Exercise prompt:
Once the pictures are set aside, transcribe the remaining data exactly.

Provided material:
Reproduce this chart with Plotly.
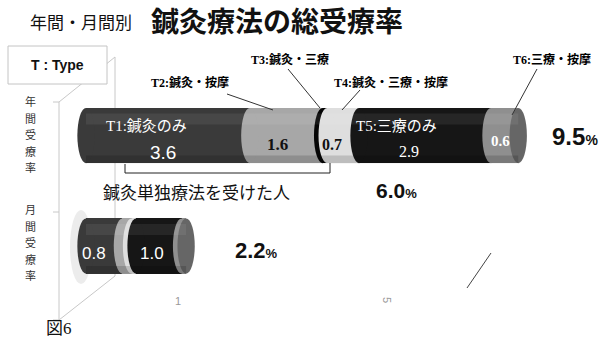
import plotly.graph_objects as go

# ---------------- data ----------------
types = ["T1", "T2", "T3", "T4", "T5", "T6"]
type_names = ["鍼灸のみ", "鍼灸・按摩", "鍼灸・三療", "鍼灸・三療・按摩", "三療のみ", "三療・按摩"]
annual = [3.6, 1.6, 0.1, 0.7, 2.9, 0.6]
monthly = [0.8, 0.2, 0.0, 0.1, 1.0, 0.1]
row_labels = ["年間受療率", "月間受療率"]
floor_ticks = ["1", "5"]
acup_group_label = "鍼灸単独療法を受けた人"
title_small = "年間・月間別"
title_big = "鍼灸療法の総受療率"
legend_key = "T : Type"
fig_label = "図6"

# ---------------- styling ----------------
W, H = 605, 346
colors = ["#3a3a3a", "#a7a7a7", "#060606", "#dedede", "#161616", "#8f8f8f"]
end_face = "#666666"
SERIF = "Liberation Serif, Noto Sans CJK JP, serif"
SANS = "Liberation Sans, Arial, sans-serif"
GOTHIC = "Noto Sans CJK JP, sans-serif"

X0_PX, KX = 86.0, 45.5          # pixel of value 0, px per unit
Y1_PX, Y0_PX = 135.5, 246.0     # pixel rows of the annual / monthly bars
KY = Y0_PX - Y1_PX
xr = [-X0_PX / KX, (W - X0_PX) / KX]
yr = [(Y0_PX - H) / KY, Y0_PX / KY]
BW = 0.5
EW = 0.19

def px(x):
    return x / W

def py(y):
    return 1 - y / H

fig = go.Figure()
for i, t in enumerate(types):
    fig.add_bar(y=[1, 0], x=[annual[i], monthly[i]], orientation="h", width=BW,
                marker=dict(color=colors[i], line_width=0),
                hoverinfo="skip", showlegend=False, name=t)

shapes = []
LG = "#c8c8c8"
# 3D back wall lines (decorative)
for (x0, y0, x1, y1) in [(59, 102, 59, 320), (59, 102, 115, 57), (115, 57, 115, 276),
                         (59, 320, 115, 276), (53, 102, 59, 102), (53, 212, 59, 212),
                         (53, 320, 59, 320)]:
    shapes.append(dict(type="line", xref="paper", yref="paper", x0=px(x0), y0=py(y0),
                       x1=px(x1), y1=py(y1), line=dict(color=LG, width=1), layer="below"))
# glow at left of monthly bar
shapes.append(dict(type="circle", xref="paper", yref="paper", x0=px(70), x1=px(92),
                   y0=py(284), y1=py(210), fillcolor="#c8c8c8", opacity=0.35,
                   line_width=0, layer="below"))

# cylinder ellipses computed from data
for row, vals in [(1, annual), (0, monthly)]:
    cum = 0.0
    for i, v in enumerate(vals):
        if v > 0:
            shapes.append(dict(type="circle", xref="x", yref="y", x0=cum - EW, x1=cum + EW,
                               y0=row - BW / 2, y1=row + BW / 2, fillcolor=colors[i],
                               line_width=0))
        cum += v
    shapes.append(dict(type="circle", xref="x", yref="y", x0=cum - EW, x1=cum + EW,
                       y0=row - BW / 2, y1=row + BW / 2, fillcolor=end_face, line_width=0))
    # soft highlight / shadow bands
    shapes.append(dict(type="rect", xref="x", yref="y", x0=0, x1=cum,
                       y0=row + 0.10, y1=row + 0.20, fillcolor="white", opacity=0.07,
                       line_width=0))
    shapes.append(dict(type="rect", xref="x", yref="y", x0=0, x1=cum,
                       y0=row - BW / 2, y1=row - 0.18, fillcolor="black", opacity=0.15,
                       line_width=0))

# bracket
for (x0, y0, x1, y1) in [(125, 164, 125, 173), (125, 173, 330, 173), (330, 173, 330, 163)]:
    shapes.append(dict(type="line", xref="paper", yref="paper", x0=px(x0), y0=py(y0),
                       x1=px(x1), y1=py(y1), line=dict(color="#222", width=1)))
# leader lines
for (x0, y0, x1, y1) in [(227, 94, 273, 110), (288, 69, 320, 108), (360, 90, 342, 110),
                         (537, 69, 512, 115)]:
    shapes.append(dict(type="line", xref="paper", yref="paper", x0=px(x0), y0=py(y0),
                       x1=px(x1), y1=py(y1), line=dict(color="#333", width=1)))
# floor diagonal
shapes.append(dict(type="line", xref="paper", yref="paper", x0=px(467), y0=py(288),
                   x1=px(491), y1=py(253), line=dict(color="#444", width=1)))
# legend key box
shapes.append(dict(type="rect", xref="paper", yref="paper", x0=px(8), x1=px(107),
                   y0=py(84), y1=py(46), line=dict(color="#c4c4c4", width=1),
                   fillcolor="white"))

ann = []

def A(text, x, y, size, family, color="black", xanchor="center", angle=0):
    ann.append(dict(text=text, x=px(x), y=py(y), xref="paper", yref="paper",
                    showarrow=False, xanchor=xanchor, yanchor="middle", textangle=angle,
                    font=dict(size=size, family=family, color=color)))

def pct(v, small):
    return (f"<b>{v:.1f}</b><span style='font-size:{small}px'><b>%</b></span>")

A(title_small, 28, 21, 17, GOTHIC, "#111", "left")
A(f"<b>{title_big}</b>", 149, 20, 28, GOTHIC, "#111", "left")
A(f"<b>{legend_key}</b>", 57, 65, 14, SANS, "#111")
# vertical row labels, one character per line
for label, top in [(row_labels[0], 101), (row_labels[1], 209)]:
    for k, ch in enumerate(label):
        A(ch, 30, top + k * 16.5, 11, GOTHIC, "#333")

# in-bar labels
A(f"{types[0]}:{type_names[0]}", 146, 126, 15, SERIF, "white")
A(f"{annual[0]:.1f}", 163, 152, 19, SANS, "white")
A(f"<b>{annual[1]:.1f}</b>", 277, 144, 17, SERIF, "#111")
A(f"<b>{annual[3]:.1f}</b>", 332, 145, 16, SERIF, "#111")
A(f"{types[4]}:{type_names[4]}", 397, 126, 15, SERIF, "white")
A(f"{annual[4]:.1f}", 409, 151, 16, SERIF, "white")
A(f"<b>{annual[5]:.1f}</b>", 500, 141, 15, SERIF, "white")
A(f"{monthly[0]:.1f}", 94, 253, 17, SANS, "white")
A(f"{monthly[4]:.1f}", 152, 253, 17, SANS, "white")

# callouts
A(f"<b>{types[1]}:{type_names[1]}</b>", 190, 83, 12, SERIF)
A(f"<b>{types[2]}:{type_names[2]}</b>", 290, 59, 12, SERIF)
A(f"<b>{types[3]}:{type_names[3]}</b>", 391, 83, 12, SERIF)
A(f"<b>{types[5]}:{type_names[5]}</b>", 552, 59, 12, SERIF)

# totals
A(pct(sum(annual), 14), 575, 136, 24, SANS, "#111")
A(pct(sum(annual[:4]), 13), 396, 190, 21, SANS, "#111")
A(pct(sum(monthly), 13), 256, 250, 22, SANS, "#111")
A(acup_group_label, 196, 191, 17, GOTHIC, "#111")

# faint floor ticks
A(floor_ticks[0], 178, 301, 11, SANS, "#999999")
A(floor_ticks[1], 387, 300, 11, SANS, "#999999", angle=90)

A(fig_label, 59, 328, 17, SERIF, "#111")

fig.update_layout(
    width=W, height=H, margin=dict(l=0, r=0, t=0, b=0),
    paper_bgcolor="white", plot_bgcolor="white", barmode="stack", bargap=0,
    xaxis=dict(range=xr, visible=False, fixedrange=True),
    yaxis=dict(range=yr, visible=False, fixedrange=True),
    shapes=shapes, annotations=ann, showlegend=False,
)
fig.write_html("out.html", config={"displayModeBar": False})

Answer to the problem:
Reproduce this chart with Plotly.
import plotly.graph_objects as go

# ---------------- data ----------------
types = ["T1", "T2", "T3", "T4", "T5", "T6"]
type_names = ["鍼灸のみ", "鍼灸・按摩", "鍼灸・三療", "鍼灸・三療・按摩", "三療のみ", "三療・按摩"]
annual = [3.6, 1.6, 0.1, 0.7, 2.9, 0.6]
monthly = [0.8, 0.2, 0.0, 0.1, 1.0, 0.1]
row_labels = ["年間受療率", "月間受療率"]
floor_ticks = ["1", "5"]
acup_group_label = "鍼灸単独療法を受けた人"
title_small = "年間・月間別"
title_big = "鍼灸療法の総受療率"
legend_key = "T : Type"
fig_label = "図6"

# ---------------- styling ----------------
W, H = 605, 346
colors = ["#3a3a3a", "#a7a7a7", "#060606", "#dedede", "#161616", "#8f8f8f"]
end_face = "#666666"
SERIF = "Liberation Serif, Noto Sans CJK JP, serif"
SANS = "Liberation Sans, Arial, sans-serif"
GOTHIC = "Noto Sans CJK JP, sans-serif"

X0_PX, KX = 86.0, 45.5          # pixel of value 0, px per unit
Y1_PX, Y0_PX = 135.5, 246.0     # pixel rows of the annual / monthly bars
KY = Y0_PX - Y1_PX
xr = [-X0_PX / KX, (W - X0_PX) / KX]
yr = [(Y0_PX - H) / KY, Y0_PX / KY]
BW = 0.5
EW = 0.19

def px(x):
    return x / W

def py(y):
    return 1 - y / H

fig = go.Figure()
for i, t in enumerate(types):
    fig.add_bar(y=[1, 0], x=[annual[i], monthly[i]], orientation="h", width=BW,
                marker=dict(color=colors[i], line_width=0),
                hoverinfo="skip", showlegend=False, name=t)

shapes = []
LG = "#c8c8c8"
# 3D back wall lines (decorative)
for (x0, y0, x1, y1) in [(59, 102, 59, 320), (59, 102, 115, 57), (115, 57, 115, 276),
                         (59, 320, 115, 276), (53, 102, 59, 102), (53, 212, 59, 212),
                         (53, 320, 59, 320)]:
    shapes.append(dict(type="line", xref="paper", yref="paper", x0=px(x0), y0=py(y0),
                       x1=px(x1), y1=py(y1), line=dict(color=LG, width=1), layer="below"))
# glow at left of monthly bar
shapes.append(dict(type="circle", xref="paper", yref="paper", x0=px(70), x1=px(92),
                   y0=py(284), y1=py(210), fillcolor="#c8c8c8", opacity=0.35,
                   line_width=0, layer="below"))

# cylinder ellipses computed from data
for row, vals in [(1, annual), (0, monthly)]:
    cum = 0.0
    for i, v in enumerate(vals):
        if v > 0:
            shapes.append(dict(type="circle", xref="x", yref="y", x0=cum - EW, x1=cum + EW,
                               y0=row - BW / 2, y1=row + BW / 2, fillcolor=colors[i],
                               line_width=0))
        cum += v
    shapes.append(dict(type="circle", xref="x", yref="y", x0=cum - EW, x1=cum + EW,
                       y0=row - BW / 2, y1=row + BW / 2, fillcolor=end_face, line_width=0))
    # soft highlight / shadow bands
    shapes.append(dict(type="rect", xref="x", yref="y", x0=0, x1=cum,
                       y0=row + 0.10, y1=row + 0.20, fillcolor="white", opacity=0.07,
                       line_width=0))
    shapes.append(dict(type="rect", xref="x", yref="y", x0=0, x1=cum,
                       y0=row - BW / 2, y1=row - 0.18, fillcolor="black", opacity=0.15,
                       line_width=0))

# bracket
for (x0, y0, x1, y1) in [(125, 164, 125, 173), (125, 173, 330, 173), (330, 173, 330, 163)]:
    shapes.append(dict(type="line", xref="paper", yref="paper", x0=px(x0), y0=py(y0),
                       x1=px(x1), y1=py(y1), line=dict(color="#222", width=1)))
# leader lines
for (x0, y0, x1, y1) in [(227, 94, 273, 110), (288, 69, 320, 108), (360, 90, 342, 110),
                         (537, 69, 512, 115)]:
    shapes.append(dict(type="line", xref="paper", yref="paper", x0=px(x0), y0=py(y0),
                       x1=px(x1), y1=py(y1), line=dict(color="#333", width=1)))
# floor diagonal
shapes.append(dict(type="line", xref="paper", yref="paper", x0=px(467), y0=py(288),
                   x1=px(491), y1=py(253), line=dict(color="#444", width=1)))
# legend key box
shapes.append(dict(type="rect", xref="paper", yref="paper", x0=px(8), x1=px(107),
                   y0=py(84), y1=py(46), line=dict(color="#c4c4c4", width=1),
                   fillcolor="white"))

ann = []

def A(text, x, y, size, family, color="black", xanchor="center", angle=0):
    ann.append(dict(text=text, x=px(x), y=py(y), xref="paper", yref="paper",
                    showarrow=False, xanchor=xanchor, yanchor="middle", textangle=angle,
                    font=dict(size=size, family=family, color=color)))

def pct(v, small):
    return (f"<b>{v:.1f}</b><span style='font-size:{small}px'><b>%</b></span>")

A(title_small, 28, 21, 17, GOTHIC, "#111", "left")
A(f"<b>{title_big}</b>", 149, 20, 28, GOTHIC, "#111", "left")
A(f"<b>{legend_key}</b>", 57, 65, 14, SANS, "#111")
# vertical row labels, one character per line
for label, top in [(row_labels[0], 101), (row_labels[1], 209)]:
    for k, ch in enumerate(label):
        A(ch, 30, top + k * 16.5, 11, GOTHIC, "#333")

# in-bar labels
A(f"{types[0]}:{type_names[0]}", 146, 126, 15, SERIF, "white")
A(f"{annual[0]:.1f}", 163, 152, 19, SANS, "white")
A(f"<b>{annual[1]:.1f}</b>", 277, 144, 17, SERIF, "#111")
A(f"<b>{annual[3]:.1f}</b>", 332, 145, 16, SERIF, "#111")
A(f"{types[4]}:{type_names[4]}", 397, 126, 15, SERIF, "white")
A(f"{annual[4]:.1f}", 409, 151, 16, SERIF, "white")
A(f"<b>{annual[5]:.1f}</b>", 500, 141, 15, SERIF, "white")
A(f"{monthly[0]:.1f}", 94, 253, 17, SANS, "white")
A(f"{monthly[4]:.1f}", 152, 253, 17, SANS, "white")

# callouts
A(f"<b>{types[1]}:{type_names[1]}</b>", 190, 83, 12, SERIF)
A(f"<b>{types[2]}:{type_names[2]}</b>", 290, 59, 12, SERIF)
A(f"<b>{types[3]}:{type_names[3]}</b>", 391, 83, 12, SERIF)
A(f"<b>{types[5]}:{type_names[5]}</b>", 552, 59, 12, SERIF)

# totals
A(pct(sum(annual), 14), 575, 136, 24, SANS, "#111")
A(pct(sum(annual[:4]), 13), 396, 190, 21, SANS, "#111")
A(pct(sum(monthly), 13), 256, 250, 22, SANS, "#111")
A(acup_group_label, 196, 191, 17, GOTHIC, "#111")

# faint floor ticks
A(floor_ticks[0], 178, 301, 11, SANS, "#999999")
A(floor_ticks[1], 387, 300, 11, SANS, "#999999", angle=90)

A(fig_label, 59, 328, 17, SERIF, "#111")

fig.update_layout(
    width=W, height=H, margin=dict(l=0, r=0, t=0, b=0),
    paper_bgcolor="white", plot_bgcolor="white", barmode="stack", bargap=0,
    xaxis=dict(range=xr, visible=False, fixedrange=True),
    yaxis=dict(range=yr, visible=False, fixedrange=True),
    shapes=shapes, annotations=ann, showlegend=False,
)
fig.write_html("out.html", config={"displayModeBar": False})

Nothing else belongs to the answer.